Wednesday, August 24, 2011

The Day the Earth Stopped Standing Still

Look, I realize that for many millions of people around the world, an earthquake is just another day in paradise. But for the East Coast, they just don’t happen. It’s like being on a lake and watching a great white eat a water skier. It could happen, it just doesn’t. It’s not on the level of having the Loch Ness monster suddenly pop up and ask for an interview, but it is pretty damn close.

I happened to be sitting at my desk in the back room of my home. I had guys working under the house on my crawlspace all day. My kids were upstairs watching a movie. Quite suddenly, my desk started to shake. My initial thought was that it was the guys under the house. As I started to make my way through my kitchen and down the hallway to my front door, the entire house started shaking around me and there was n noise somewhere between the growl of wolves and the odd sound of wood under pressure. Walking through the hall, I felt like I was in a horror movie – things seemed so much slower, everything was in Shaky-cam, and the hallway seemed to go on forever. I realized I wasn’t having some sort of massive dizzy spell/psychotic break when I heard my daughter crying from upstairs. Surely, she and I were not hallucinating at the same time. By the time I made it out the front door with my daughter by my side, my mailbox (built on top of a pole) was swaying as if in a stiff breeze. The guys in the truck looked at me like I was nuts when I asked them if they had just caused my house to shake. Only when the neighbor came out looking as surprised as I was did I realize it probably wasn’t the contractors.

I know it didn’t take long, didn’t do any damage, didn’t hurt anyone, but what it did do was shake me to my core. I have taught my kids that home is a safe place. It doesn’t matter what type of storm is raging outside. Under my roof, within my walls, with me and my husband, they are safe and sound. And then the walls shook.

It took me all day to get my equilibrium back. Now, I know Left Coasters can “stir their coffee with a 5.8”. That’s great.
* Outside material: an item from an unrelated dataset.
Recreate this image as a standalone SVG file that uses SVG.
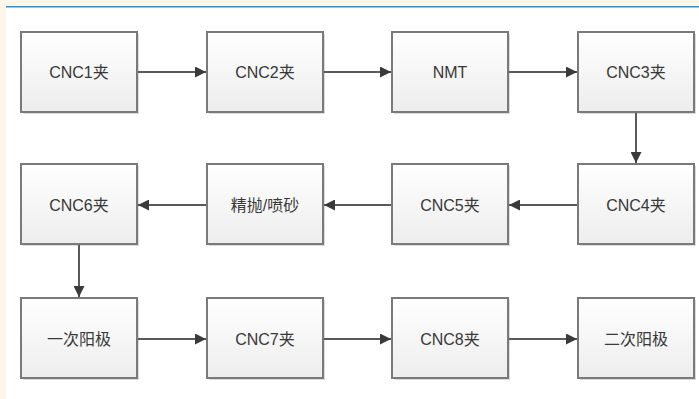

But us East Coaster’s are considered more grounded for a reason: because our ground doesn’t shake. It has always been firm beneath our feet. I don’t think there were any hysterics, no holy men coming forward to proclaim that the end was near and that it was time to sacrifice a goat to appease the dogs. Well, except for my husband, and he was just hoping to forestall Hurricane Irene from ruining our coastal vacation this week. In fact, the coolest part of the experience is how much we all shared it. Facebook lit up like a Christmas tree. The Twitterverse went nuts. With cell phone towers jammed, texting became the communication of choice with my husband and his family. Sure, we didn’t need to check in with each other. The already infamous picture of one plastic lawn chair out of four being knocked over by the jolt does indeed give the right picture of how minor the quake really was. However, we weren’t calling to find out if our houses were still standing; we were calling to share stories.

Let’s be honest. The earth should only move for some very specific occasions: great sex, powerful thunder, bombs, and nearness to public transportation. If you were lucky enough to be getting lucky when the quake moved the world, then I hope you enjoyed it. You’ll never have better again. If you were unlucky enough to be driving or in motion enough that you missed the motion of plates shifting, then I am sorry for you. You missed out on an experience that will hopefully never be repeated. A moment when a dozen states, with countless millions of people, all stopped at the same moment in time and thought, “What the fuck?”